A photographer who wants to capture the true essence of his subject doesn't snap photos while she is posing for his camera. Instead, he shoots the moments in between. For it is in these moments, when she believes his camera is off or its focus is trained elsewhere, that she relaxes into her true self, freed of the pressure of having to manufacture a mood. It is these moments that also enable a writer to tell the story of an athlete like halfpipe snowboarder Gretchen Bleiler.
Because her in-between moments are equally as jam-packed and filled with passion and personality as those she has scheduled for public viewing.
"From the beginning, I committed to seeing how far I could take snowboarding, and that meant on and off the hill," said Bleiler, the 2006 Olympic silver medalist and four-time Winter X Games champ, during a 30-minute drive from Thursday afternoon's snowboard halfpipe press conference in Vancouver to an Oakley fashion show at Grouse Mountain, where she debuted her fall 2010 signature line to a gathering of international media. "Some people choose just to be a snowboarder, but my goal was always to be more than that."
While most athletes in Vancouver are focusing 100 percent of their time and energy on preparing for competition, Bleiler will continuously change hats, from athlete to sport ambassador to fashion designer to corporate spokesperson. Often, each role change means a literal change of hats, from the Polo-issued beret worn by U.S. Olympians to the pageboy cap of a trend-setting fashion designer to the pastel purple beanie she donned for a television interview with the BBC on Thursday night. "I feel like the busier I am, the more productive I am," Bleiler said. "Why slow down just because I'm at the Olympics?"
On Thursday morning, Bleiler awoke in the athletes' village, worked out with her roommate and close friend Kelly Clark, and then ate her first meal in the athletes' lunchroom, where she experienced her first Olympic "celebrity moment." "A guy on the curling team asked me to take a picture with him," Bleiler said with equal parts humility and unmasked excitement. "That never happened to me in Torino."
After a long session of meet and mingle with athletes from around the world -- "I took a photo with Errol Kerr, the only Jamaican athlete.
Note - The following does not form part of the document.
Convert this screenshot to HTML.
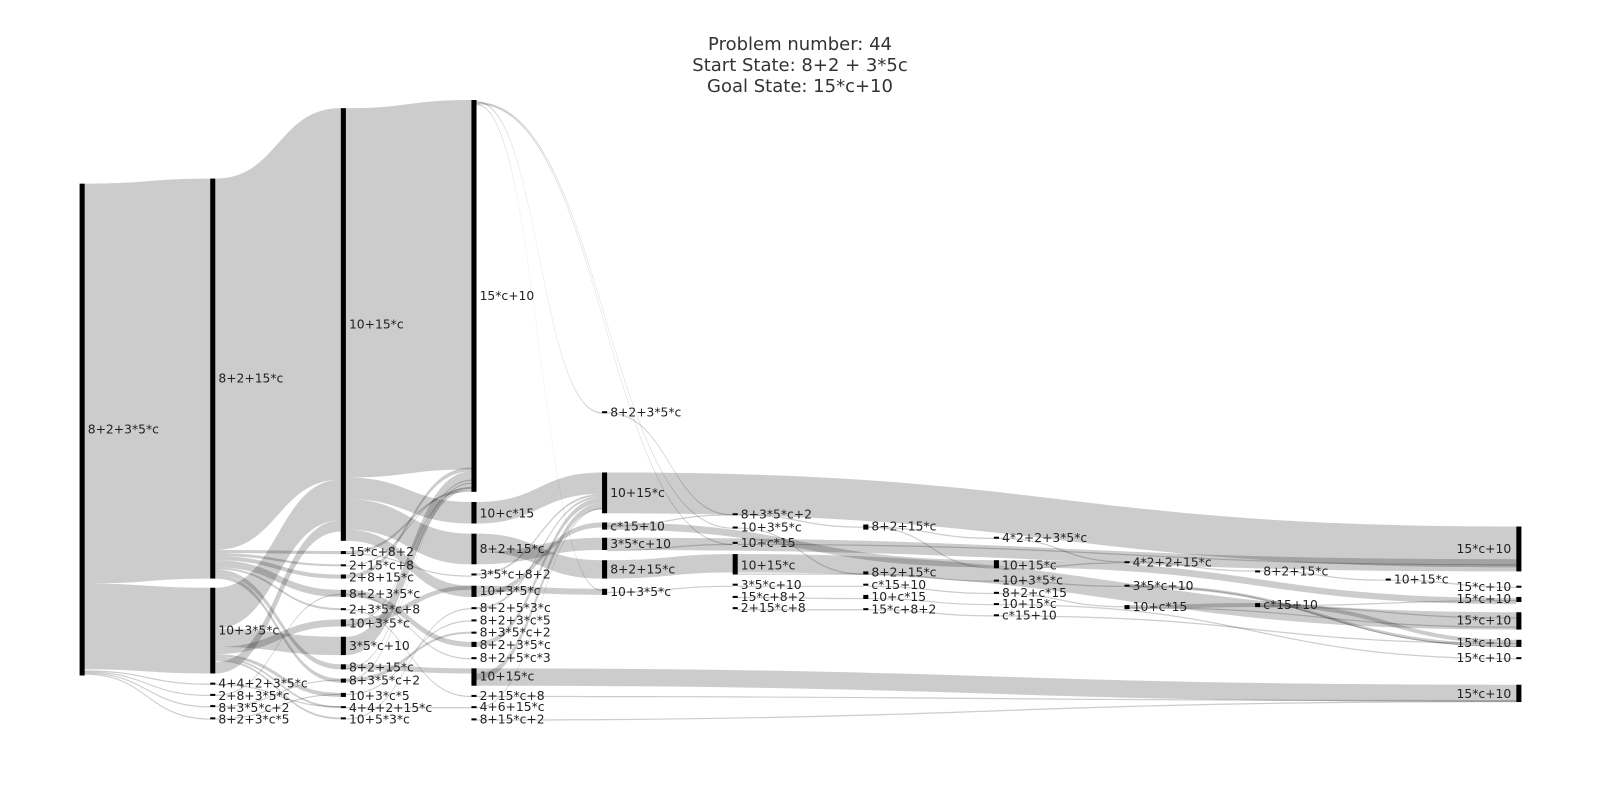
<!DOCTYPE html>
<html><head><meta charset="utf-8"><style>
html,body{margin:0;padding:0;background:#fff;width:1600px;height:800px;overflow:hidden}
svg{display:block}
text{font-family:"DejaVu Sans","Liberation Sans",sans-serif;fill:#222}
.l{font-size:12.1px}
.t{font-size:18px;fill:#333}
</style></head><body>
<svg id="s" width="1600" height="800" viewBox="0 0 1600 800" xmlns="http://www.w3.org/2000/svg">
<text class="t" x="800" y="50" text-anchor="middle">Problem number: 44</text>
<text class="t" x="800" y="71" text-anchor="middle">Start State: 8+2 + 3*5c</text>
<text class="t" x="800" y="92" text-anchor="middle">Goal State: 15*c+10</text>
<g transform="scale(1.0204)">
<g id="links"></g>
<g id="nodes"></g>
<g id="labels">
<text class="l" x="86" y="425">8+2+3*5*c</text>
<text class="l" x="214" y="375">8+2+15*c</text>
<text class="l" x="214" y="622">10+3*5*c</text>
<text class="l" x="214" y="674">4+4+2+3*5*c</text>
<text class="l" x="214" y="686">2+8+3*5*c</text>
<text class="l" x="214" y="698">8+3*5*c+2</text>
<text class="l" x="214" y="709">8+2+3*c*5</text>
<text class="l" x="342" y="322">10+15*c</text>
<text class="l" x="342" y="545">15*c+8+2</text>
<text class="l" x="342" y="558">2+15*c+8</text>
<text class="l" x="342" y="570">2+8+15*c</text>
<text class="l" x="342" y="586">8+2+3*5*c</text>
<text class="l" x="342" y="601">2+3*5*c+8</text>
<text class="l" x="342" y="615">10+3*5*c</text>
<text class="l" x="342" y="637">3*5*c+10</text>
<text class="l" x="342" y="658">8+2+15*c</text>
<text class="l" x="342" y="671">8+3*5*c+2</text>
<text class="l" x="342" y="686">10+3*c*5</text>
<text class="l" x="342" y="698">4+4+2+15*c</text>
<text class="l" x="342" y="709">10+5*3*c</text>
<text class="l" x="470" y="294">15*c+10</text>
<text class="l" x="470" y="507">10+c*15</text>
<text class="l" x="470" y="542">8+2+15*c</text>
<text class="l" x="470" y="567">3*5*c+8+2</text>
<text class="l" x="470" y="583">10+3*5*c</text>
<text class="l" x="470" y="600">8+2+5*3*c</text>
<text class="l" x="470" y="612">8+2+3*c*5</text>
<text class="l" x="470" y="624">8+3*5*c+2</text>
<text class="l" x="470" y="636">8+2+3*5*c</text>
<text class="l" x="470" y="649">8+2+5*c*3</text>
<text class="l" x="470" y="667">10+15*c</text>
<text class="l" x="470" y="686">2+15*c+8</text>
<text class="l" x="470" y="697">4+6+15*c</text>
<text class="l" x="470" y="709">8+15*c+2</text>
<text class="l" x="598" y="408">8+2+3*5*c</text>
<text class="l" x="598" y="487">10+15*c</text>
<text class="l" x="598" y="520">c*15+10</text>
<text class="l" x="598" y="537">3*5*c+10</text>
<text class="l" x="598" y="562">8+2+15*c</text>
<text class="l" x="598" y="584">10+3*5*c</text>
<text class="l" x="726" y="508">8+3*5*c+2</text>
<text class="l" x="726" y="521">10+3*5*c</text>
<text class="l" x="726" y="536">10+c*15</text>
<text class="l" x="726" y="558">10+15*c</text>
<text class="l" x="726" y="577">3*5*c+10</text>
<text class="l" x="726" y="589">15*c+8+2</text>
<text class="l" x="726" y="600">2+15*c+8</text>
<text class="l" x="854" y="520">8+2+15*c</text>
<text class="l" x="854" y="565">8+2+15*c</text>
<text class="l" x="854" y="577">c*15+10</text>
<text class="l" x="854" y="589">10+c*15</text>
<text class="l" x="854" y="601">15*c+8+2</text>
<text class="l" x="982" y="531">4*2+2+3*5*c</text>
<text class="l" x="982" y="558">10+15*c</text>
<text class="l" x="982" y="573">10+3*5*c</text>
<text class="l" x="982" y="585">8+2+c*15</text>
<text class="l" x="982" y="596">10+15*c</text>
<text class="l" x="982" y="607">c*15+10</text>
<text class="l" x="1110" y="555">4*2+2+15*c</text>
<text class="l" x="1110" y="578">3*5*c+10</text>
<text class="l" x="1110" y="599">10+c*15</text>
<text class="l" x="1238" y="564">8+2+15*c</text>
<text class="l" x="1238" y="597">c*15+10</text>
<text class="l" x="1366" y="572">10+15*c</text>
<text class="l" x="1481" y="542" text-anchor="end">15*c+10</text>
<text class="l" x="1481" y="579" text-anchor="end">15*c+10</text>
<text class="l" x="1481" y="591" text-anchor="end">15*c+10</text>
<text class="l" x="1481" y="612" text-anchor="end">15*c+10</text>
<text class="l" x="1481" y="634" text-anchor="end">15*c+10</text>
<text class="l" x="1481" y="649" text-anchor="end">15*c+10</text>
<text class="l" x="1481" y="684" text-anchor="end">15*c+10</text>
</g>
</g>
</svg>
<script>
(function(){
var NS="http://www.w3.org/2000/svg";
var X=function(i){return 78+128*i;},W=5;
var L=document.getElementById("links"),N=document.getElementById("nodes");
function band(a,y0a,y0b,b,y1a,y1b){
 var x0=X(a)+W,x1=X(b),xm=(x0+x1)/2;
 var p=document.createElementNS(NS,"path");
 p.setAttribute("d","M"+x0+","+y0a+"C"+xm+","+y0a+" "+xm+","+y1a+" "+x1+","+y1a+"L"+x1+","+y1b+"C"+xm+","+y1b+" "+xm+","+y0b+" "+x0+","+y0b+"Z");
 p.setAttribute("fill","rgba(0,0,0,0.2)");L.appendChild(p);}
function th(a,y0,b,y1){band(a,y0,y0+1.2,b,y1,y1+1.2);}
var bands=[
[0,180,572,1,175,567],[0,572,656,1,576,660],
[1,175,539,2,106,470],[1,576,616,2,470,510],[1,616,634,2,624,642],[1,634,641,2,607,614],[1,649,660,2,510,521],
[1,539,542,2,540,543],[1,542,545,2,553,555],[1,545,549,2,563,567],[1,549,556,2,578,585],[1,556,558,2,596,598],[1,558,563,2,651,656],[1,563,567,2,665,669],
[1,641,644,2,679,683],[1,644,646,2,692,694],[1,646,648,2,703,705],
[2,106,468,3,98,460],[2,468,489,3,492,513],[2,489,519,3,523,553],[2,519,530,3,574,585],
[2,624,642,3,462,480],[2,540,543,3,480,482],[2,563,567,3,458,462],[2,578,585,3,629,634],[2,607,614,3,574,578],[2,651,656,3,655,660],[2,665,669,3,619,621],
[3,492,513,4,463,484],[3,523,541,4,549,567],[3,541,553,4,527,539],[3,574,580,4,577,583],[3,580,585,4,512,517],
[3,562,564,4,484,486],[3,595,597,4,486,488],[3,629,634,4,488,493],[3,660,666,4,493,499],
[4,463,503,11,516,556],[4,527,539,11,548,560],[4,549,567,5,543,561],[5,543,561,11,600,617],
[3,655,672,11,671,688],[4,512,519,7,549,556],[7,549,556,11,586,592],
[8,593,597,9,591,595],[9,591,595,11,627,631],[8,573,576,11,631,634]
];
bands.forEach(function(b){band.apply(null,b);});
var thins=[
[0,657,1,670],[0,658,1,681],[0,659,1,692],[0,660,1,704],
[1,670,2,692],[1,681,2,582],[1,692,2,666],[1,704,2,680],
[2,680,3,608],[2,693,3,693],[2,704,3,596],[2,597,3,682],[2,554,3,478],[2,582,3,645],[2,542,3,564],[2,612,3,477],[2,655,3,470],[2,666,3,473],
[3,99,4,404],[3,100,5,517],[3,101,5,533],[3,102,4,578],
[4,404,5,504],[5,504,6,516],[6,516,7,527],[7,527,8,550],[8,550,9,559],[9,559,10,568],[10,568,11,575],
[3,682,11,686],[3,705,11,687],[3,693,4,498],
[4,580,5,574],[4,515,5,504],[5,517,6,562],[5,533,11,553],[5,574,6,574],[5,585,6,586],[5,597,6,597],
[6,562,7,569],[6,574,7,581],[6,586,7,592],[6,597,7,603],[6,516,7,556],
[7,569,8,574],[7,581,8,594],[7,592,11,645],[7,603,11,630],[7,557,8,551],
[8,574,11,633],[9,593,11,588],[9,594,11,605],[5,562,6,562],[4,539,5,533],[8,595,11,614]
];
thins.forEach(function(t){th.apply(null,t);});
var nodes=[
[0,180,662],[1,175,567],[1,576,660],[1,669,671],[1,680,682],[1,691,693],[1,703,705],
[2,106,530],[2,540,543],[2,553,555],[2,563,567],[2,578,585],[2,596,598],[2,607,614],[2,624,642],[2,651,656],[2,665,669],[2,679,683],[2,692,694],[2,703,705],
[3,98,482],[3,492,513],[3,523,553],[3,562,564],[3,574,585],[3,595,597],[3,607,609],[3,619,621],[3,629,634],[3,644,646],[3,655,672],[3,681,683],[3,692,694],[3,704,706],
[4,403,405],[4,463,503],[4,512,519],[4,527,539],[4,549,567],[4,577,583],
[5,503,505],[5,516,518],[5,531,533],[5,543,563],[5,572,574],[5,584,586],[5,595,597],
[6,514,519],[6,560,563],[6,572,574],[6,583,587],[6,596,598],
[7,526,528],[7,549,557],[7,568,570],[7,580,582],[7,591,593],[7,602,604],
[8,550,552],[8,573,575],[8,593,597],
[9,559,561],[9,591,595],[10,567,569],
[11,516,560],[11,574,576],[11,585,590],[11,600,617],[11,627,634],[11,644,646],[11,671,688]
];
nodes.forEach(function(n){var r=document.createElementNS(NS,"rect");
 r.setAttribute("x",X(n[0]));r.setAttribute("y",n[1]);r.setAttribute("width",W);r.setAttribute("height",Math.max(2,n[2]-n[1]));
 r.setAttribute("fill","#000");N.appendChild(r);});
})();
</script>
</body></html>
And have you ever met Johnny Weir? He is awesome. He was carrying this amazing purple Balenciaga purse I totally want!" -- Bleiler met her U.S. teammates and drove to the Main Press Center for their only press conference before competing on Feb. 18. There, she fielded the lion's share of questions, which focused on training and competition instead of pot smoking, partying and life off the hill. That's quite a departure from the press conferences of four years ago. "The media is so much more educated about our sport now," Bleiler said. And she has a lot to do with that.
Like Shaun White on the men's side, Bleiler is both a magnet for media attention and acutely aware that the public's opinion of her is also the public's opinion of snowboarding. She knows that what she says and how she acts -- whether the cameras are on or not -- reflects directly back onto herself, her teammates and her sport. That is something few athletes, especially those in the young sport of competitive snowboarding, comprehend. Her awareness of this fact is the reason that while Hannah Teter emerged from Torino with a gold medal, Bleiler emerged as the face, and the voice, of women's snowboarding. It is a role she proudly embraces and a role she played well on Thursday afternoon.
At least, that is, until it was time to hop in the van to Grouse and swap beanies once again. Bleiler would slip effortlessly between personas several more times Thursday night before returning to the athletes' village. She sat fireside while giving a TV interview about her sport, stood on a makeshift outdoor stage in the rain answering questions about her clothing line and then jetted off to an autograph signing and corporate event for sponsor AT&T in downtown Vancouver. "Busiest girl in town," one Oakley employee said as Bleiler distributed a round of goodbye hugs before hopping in the gondola for a ride down the mountain.
Before leaving Grouse, and before all the hugging, Bleiler granted one final television interview to a reporter from the BBC. After listening to Bleiler talk about how far the sport of women's snowboarding has progressed in the four years since the Torino Games and how empowering the sport of snowboarding is for young girls, the reporter asked, "So then, would you consider yourself a feminist?" Yet another hat?
"The word feminist has such a negative connotation," Bleiler said. "Let's just say I'm a woman who likes to push herself and push past boundaries. And of course, look good doing it."